Als vermögenspolitischer Sprecher der SPD sei er regelmäßig im Austausch mit Alexander Kaczmarek, dem Konzernbevollmächtigten der Deutschen Bahn, und die Initiative, das Bekenntnis zum ICE-Werk an diesem Standort in den Koalitionsvertrag zu schreiben, sei von ihm ausgegangen. „Weil es ein wichtiges Thema ist“, so Heinemann – und wohl auch, weil er sich für Berlin von den rund 400 neuen Arbeitsplätzen einen Effekt auf die eigene Wirtschaft erwartet.
In Brandenburg ist nur mehr dieser Standort im Gespräch
Eine Abstimmung zwischen der SPD in Berlin und Brandenburg habe es seit der Wahl noch nicht gegeben, davor schon. Demnach gebe es noch viel abzustimmen. Berlin könne sich aber vorstellen, die Grundstücke zur Verfügung zu stellen. Zuvor seien noch viele Prüfungen nötig. „Mir als Berliner scheint es nicht völlig unmöglich zu sein, sowas in Großbeeren umzusetzen“, sagt der SPD-Mann. „Aber das müssen die Behörden in Brandenburg entscheiden.“
Laut Heinemann sind nur noch zwei Standorte im Rennen: Frankfurt und Großbeeren/Sputendorf. Auf Nachfrage bestätigte er, dass letzterer der einzige in Berlin/Brandenburg sei, um den es noch gehe. Noch im Januar hatte Kaczmarek gegenüber der Bürgerinitiative erklärt, es gebe drei Standorte, davon einen im Norden Berlins. Benennen wollte oder konnte er aber keine Alternativen zu Sputendorf. Nun befürchtet Kerstin Kalesky, Sprecherin der BI, die mittlerweile schon fast 1000 Mitglieder hat, dass drei verschiedene Optionen in den Rieselfeldern untersucht werden sollen.
Planung soll verkleinert worden sein
Möglicherweise als Verhandlungsangebot soll die Bahn die Planung in der Zwischenzeit angeblich etwas verkleinert haben: Auf einen Ring, über den die Züge im Halbkreis wenden hätten können, soll jetzt wohl verzichtet werden.

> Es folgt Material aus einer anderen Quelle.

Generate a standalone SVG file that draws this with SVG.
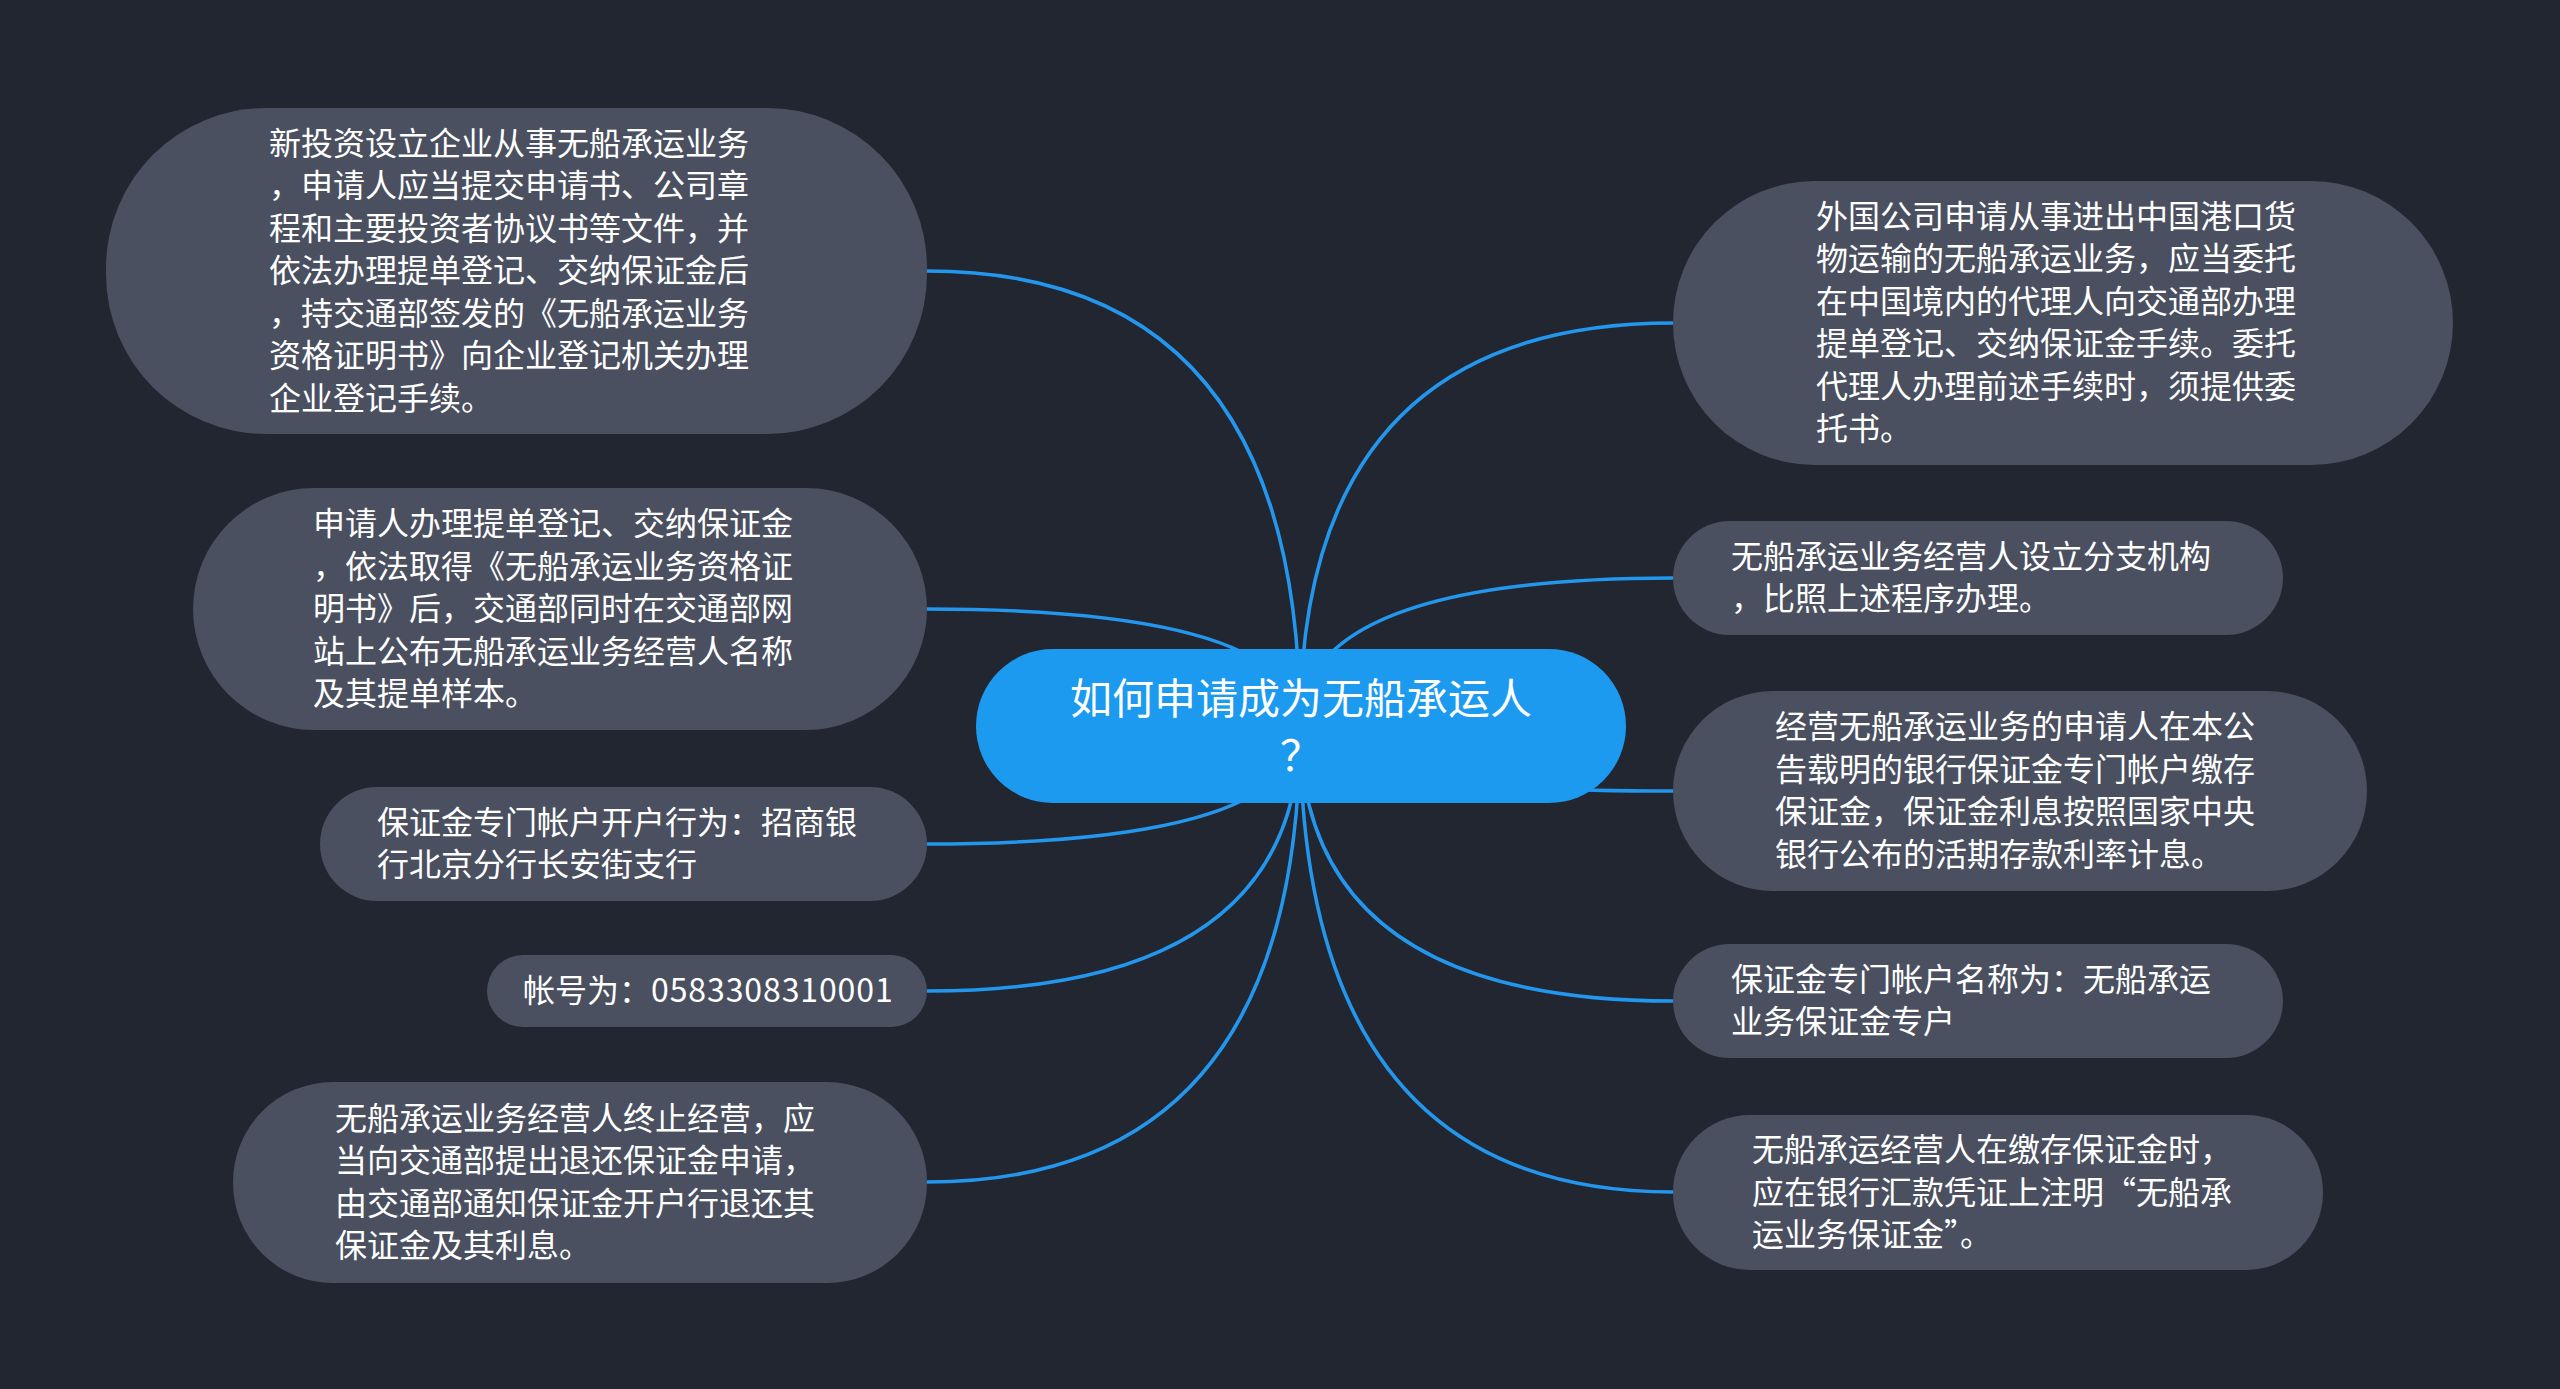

Am Mittwoch ist der ICE-Standort bei Sputendorf zweimal Thema der Fragestunde im brandenburgischen Landtag: Maren Block (Die Linke) fragt hinsichtlich des Vermerks im Berliner Koalitionsvertrag bei der Landesregierung an, ob diese im Einvernehmen mit dem Berliner Senat eine (Vor-)Entscheidung getroffen habe, die Errichtung des Werks in den Rieselfeldern zu unterstützen. Daniel Münschke (AfD) fragt nach Details zu Größe, Lage, Ausstattung und Betriebszeiten der Anlage.